SOURCE MATERIAL >>
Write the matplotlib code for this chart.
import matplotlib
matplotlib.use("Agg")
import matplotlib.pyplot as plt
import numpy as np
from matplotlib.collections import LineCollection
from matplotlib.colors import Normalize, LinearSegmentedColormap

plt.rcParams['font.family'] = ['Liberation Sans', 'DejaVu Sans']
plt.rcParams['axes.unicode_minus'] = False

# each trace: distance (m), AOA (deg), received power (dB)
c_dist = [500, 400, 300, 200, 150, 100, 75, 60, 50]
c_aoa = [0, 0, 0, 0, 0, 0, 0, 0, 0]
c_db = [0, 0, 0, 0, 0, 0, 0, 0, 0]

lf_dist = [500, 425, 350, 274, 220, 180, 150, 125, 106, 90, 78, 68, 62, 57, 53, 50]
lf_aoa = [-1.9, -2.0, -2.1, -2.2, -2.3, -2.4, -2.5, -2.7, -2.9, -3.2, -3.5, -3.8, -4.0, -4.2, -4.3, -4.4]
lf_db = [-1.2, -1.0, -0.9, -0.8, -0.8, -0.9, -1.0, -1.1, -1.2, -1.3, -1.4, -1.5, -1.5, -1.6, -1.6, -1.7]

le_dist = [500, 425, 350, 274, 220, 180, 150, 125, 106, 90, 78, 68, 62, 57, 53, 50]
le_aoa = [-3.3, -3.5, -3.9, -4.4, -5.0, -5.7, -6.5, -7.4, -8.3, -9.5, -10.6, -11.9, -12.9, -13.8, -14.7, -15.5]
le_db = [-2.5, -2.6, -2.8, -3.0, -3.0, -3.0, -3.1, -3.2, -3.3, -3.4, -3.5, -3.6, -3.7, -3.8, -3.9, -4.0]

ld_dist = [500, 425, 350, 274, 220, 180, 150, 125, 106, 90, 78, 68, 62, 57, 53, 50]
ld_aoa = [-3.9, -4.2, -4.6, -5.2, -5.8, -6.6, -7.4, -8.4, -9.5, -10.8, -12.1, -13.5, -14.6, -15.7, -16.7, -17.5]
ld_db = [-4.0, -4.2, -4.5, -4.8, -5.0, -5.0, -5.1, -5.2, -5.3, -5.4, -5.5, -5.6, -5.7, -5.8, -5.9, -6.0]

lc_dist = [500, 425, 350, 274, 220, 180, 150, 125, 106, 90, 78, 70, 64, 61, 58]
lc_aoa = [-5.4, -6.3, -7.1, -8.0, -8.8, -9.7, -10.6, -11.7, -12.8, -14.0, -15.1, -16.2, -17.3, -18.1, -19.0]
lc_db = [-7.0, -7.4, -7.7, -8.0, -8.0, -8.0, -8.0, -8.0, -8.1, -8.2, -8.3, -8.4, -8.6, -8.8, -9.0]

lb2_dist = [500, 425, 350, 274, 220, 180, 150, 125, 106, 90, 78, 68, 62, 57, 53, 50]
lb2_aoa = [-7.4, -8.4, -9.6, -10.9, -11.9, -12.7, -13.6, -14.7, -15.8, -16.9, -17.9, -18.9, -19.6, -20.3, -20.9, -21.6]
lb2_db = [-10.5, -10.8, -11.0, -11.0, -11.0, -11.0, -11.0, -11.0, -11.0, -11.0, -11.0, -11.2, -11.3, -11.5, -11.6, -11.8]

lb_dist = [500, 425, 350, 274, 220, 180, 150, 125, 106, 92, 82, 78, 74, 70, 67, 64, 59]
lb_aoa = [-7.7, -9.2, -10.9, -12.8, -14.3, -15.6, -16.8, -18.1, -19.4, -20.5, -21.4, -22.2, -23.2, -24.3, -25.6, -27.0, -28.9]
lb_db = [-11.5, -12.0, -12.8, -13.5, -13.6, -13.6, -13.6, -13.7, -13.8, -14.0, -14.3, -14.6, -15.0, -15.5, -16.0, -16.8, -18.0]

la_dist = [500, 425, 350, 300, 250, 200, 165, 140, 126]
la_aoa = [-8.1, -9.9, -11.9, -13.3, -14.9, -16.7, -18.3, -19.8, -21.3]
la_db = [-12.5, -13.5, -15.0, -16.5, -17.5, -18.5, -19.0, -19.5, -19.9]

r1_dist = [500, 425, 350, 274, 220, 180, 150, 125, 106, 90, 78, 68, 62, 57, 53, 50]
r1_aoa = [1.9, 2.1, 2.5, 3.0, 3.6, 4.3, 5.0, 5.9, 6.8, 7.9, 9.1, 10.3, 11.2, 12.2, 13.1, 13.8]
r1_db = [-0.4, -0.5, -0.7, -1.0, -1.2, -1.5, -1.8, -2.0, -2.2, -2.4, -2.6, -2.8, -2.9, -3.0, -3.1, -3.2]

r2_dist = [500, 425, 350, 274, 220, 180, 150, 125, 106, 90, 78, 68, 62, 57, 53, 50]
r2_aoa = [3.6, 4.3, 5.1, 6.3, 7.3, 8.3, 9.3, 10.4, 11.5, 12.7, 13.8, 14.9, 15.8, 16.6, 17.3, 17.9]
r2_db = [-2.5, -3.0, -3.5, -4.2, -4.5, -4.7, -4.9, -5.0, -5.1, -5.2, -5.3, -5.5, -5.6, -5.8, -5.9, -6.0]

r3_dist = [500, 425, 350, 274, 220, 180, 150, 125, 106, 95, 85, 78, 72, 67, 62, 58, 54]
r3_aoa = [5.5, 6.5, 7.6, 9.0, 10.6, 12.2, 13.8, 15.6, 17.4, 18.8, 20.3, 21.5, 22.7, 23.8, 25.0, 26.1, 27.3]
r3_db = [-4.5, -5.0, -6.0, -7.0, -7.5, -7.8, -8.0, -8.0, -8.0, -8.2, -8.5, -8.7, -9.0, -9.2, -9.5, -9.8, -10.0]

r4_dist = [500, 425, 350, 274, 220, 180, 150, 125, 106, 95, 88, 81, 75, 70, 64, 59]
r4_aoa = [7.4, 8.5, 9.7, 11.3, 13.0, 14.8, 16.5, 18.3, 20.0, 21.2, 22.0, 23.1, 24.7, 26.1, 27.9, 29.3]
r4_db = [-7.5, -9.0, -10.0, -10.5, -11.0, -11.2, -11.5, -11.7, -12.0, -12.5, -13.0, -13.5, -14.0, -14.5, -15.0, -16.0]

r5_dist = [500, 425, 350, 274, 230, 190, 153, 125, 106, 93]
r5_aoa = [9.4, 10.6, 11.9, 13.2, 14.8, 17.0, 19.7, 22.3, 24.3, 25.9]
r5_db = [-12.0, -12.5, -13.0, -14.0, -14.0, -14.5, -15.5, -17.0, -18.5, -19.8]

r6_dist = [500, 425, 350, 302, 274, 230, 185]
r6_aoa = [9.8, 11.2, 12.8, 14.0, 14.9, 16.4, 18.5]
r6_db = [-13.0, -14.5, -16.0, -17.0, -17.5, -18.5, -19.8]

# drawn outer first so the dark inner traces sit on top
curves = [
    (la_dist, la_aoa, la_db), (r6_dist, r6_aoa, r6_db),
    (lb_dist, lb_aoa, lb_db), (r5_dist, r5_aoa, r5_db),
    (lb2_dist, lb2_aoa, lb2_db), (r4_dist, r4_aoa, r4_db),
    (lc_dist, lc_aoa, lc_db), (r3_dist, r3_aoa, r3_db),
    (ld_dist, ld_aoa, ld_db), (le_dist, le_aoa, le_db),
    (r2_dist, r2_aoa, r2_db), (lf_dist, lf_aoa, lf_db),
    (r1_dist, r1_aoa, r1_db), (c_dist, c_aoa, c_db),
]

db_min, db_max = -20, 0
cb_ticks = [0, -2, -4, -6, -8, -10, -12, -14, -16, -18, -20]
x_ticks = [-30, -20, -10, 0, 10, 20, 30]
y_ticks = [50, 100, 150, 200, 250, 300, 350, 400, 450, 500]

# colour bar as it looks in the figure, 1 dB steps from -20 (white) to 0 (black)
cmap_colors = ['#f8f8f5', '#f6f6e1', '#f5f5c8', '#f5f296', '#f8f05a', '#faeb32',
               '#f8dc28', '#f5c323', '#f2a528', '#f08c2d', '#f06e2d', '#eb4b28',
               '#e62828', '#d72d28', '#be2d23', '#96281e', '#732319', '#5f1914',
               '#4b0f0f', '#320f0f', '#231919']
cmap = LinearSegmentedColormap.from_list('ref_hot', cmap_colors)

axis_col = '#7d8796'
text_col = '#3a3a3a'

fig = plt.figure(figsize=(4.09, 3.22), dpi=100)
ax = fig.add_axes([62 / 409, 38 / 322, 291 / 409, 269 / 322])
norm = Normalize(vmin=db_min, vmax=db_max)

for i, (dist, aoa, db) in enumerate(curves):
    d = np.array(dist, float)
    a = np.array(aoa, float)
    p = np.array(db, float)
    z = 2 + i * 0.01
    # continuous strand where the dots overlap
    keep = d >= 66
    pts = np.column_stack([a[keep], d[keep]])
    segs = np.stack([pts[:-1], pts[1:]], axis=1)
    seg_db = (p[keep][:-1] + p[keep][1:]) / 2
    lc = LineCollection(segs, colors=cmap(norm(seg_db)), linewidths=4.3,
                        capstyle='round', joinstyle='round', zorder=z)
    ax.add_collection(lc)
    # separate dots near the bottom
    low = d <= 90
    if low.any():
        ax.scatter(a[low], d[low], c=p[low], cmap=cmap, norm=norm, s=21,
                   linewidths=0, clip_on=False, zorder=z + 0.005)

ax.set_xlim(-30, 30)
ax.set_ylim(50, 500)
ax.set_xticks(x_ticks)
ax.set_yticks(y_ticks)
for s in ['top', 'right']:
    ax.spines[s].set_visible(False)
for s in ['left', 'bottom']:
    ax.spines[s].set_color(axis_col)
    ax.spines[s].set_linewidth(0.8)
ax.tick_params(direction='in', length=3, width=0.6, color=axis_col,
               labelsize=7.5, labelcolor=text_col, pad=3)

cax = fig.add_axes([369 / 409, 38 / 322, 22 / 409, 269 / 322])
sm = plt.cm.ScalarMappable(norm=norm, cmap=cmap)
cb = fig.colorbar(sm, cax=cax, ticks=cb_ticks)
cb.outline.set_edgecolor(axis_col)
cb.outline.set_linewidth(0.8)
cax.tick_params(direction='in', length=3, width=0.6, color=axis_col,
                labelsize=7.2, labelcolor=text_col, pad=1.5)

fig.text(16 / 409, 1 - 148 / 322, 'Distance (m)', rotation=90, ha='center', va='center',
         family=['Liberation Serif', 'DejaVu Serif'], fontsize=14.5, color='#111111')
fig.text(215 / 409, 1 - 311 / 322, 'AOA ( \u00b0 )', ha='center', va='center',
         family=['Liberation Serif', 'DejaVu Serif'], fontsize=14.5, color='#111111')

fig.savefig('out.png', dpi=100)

GIVEN REQUEST >>
All lines from the beginning of the material above through the one with "-1.6, -1.6, -1.7]" need to be returned exactly; please return those and only those.

OUTPUT BELOW >>
Write the matplotlib code for this chart.
import matplotlib
matplotlib.use("Agg")
import matplotlib.pyplot as plt
import numpy as np
from matplotlib.collections import LineCollection
from matplotlib.colors import Normalize, LinearSegmentedColormap

plt.rcParams['font.family'] = ['Liberation Sans', 'DejaVu Sans']
plt.rcParams['axes.unicode_minus'] = False

# each trace: distance (m), AOA (deg), received power (dB)
c_dist = [500, 400, 300, 200, 150, 100, 75, 60, 50]
c_aoa = [0, 0, 0, 0, 0, 0, 0, 0, 0]
c_db = [0, 0, 0, 0, 0, 0, 0, 0, 0]

lf_dist = [500, 425, 350, 274, 220, 180, 150, 125, 106, 90, 78, 68, 62, 57, 53, 50]
lf_aoa = [-1.9, -2.0, -2.1, -2.2, -2.3, -2.4, -2.5, -2.7, -2.9, -3.2, -3.5, -3.8, -4.0, -4.2, -4.3, -4.4]
lf_db = [-1.2, -1.0, -0.9, -0.8, -0.8, -0.9, -1.0, -1.1, -1.2, -1.3, -1.4, -1.5, -1.5, -1.6, -1.6, -1.7]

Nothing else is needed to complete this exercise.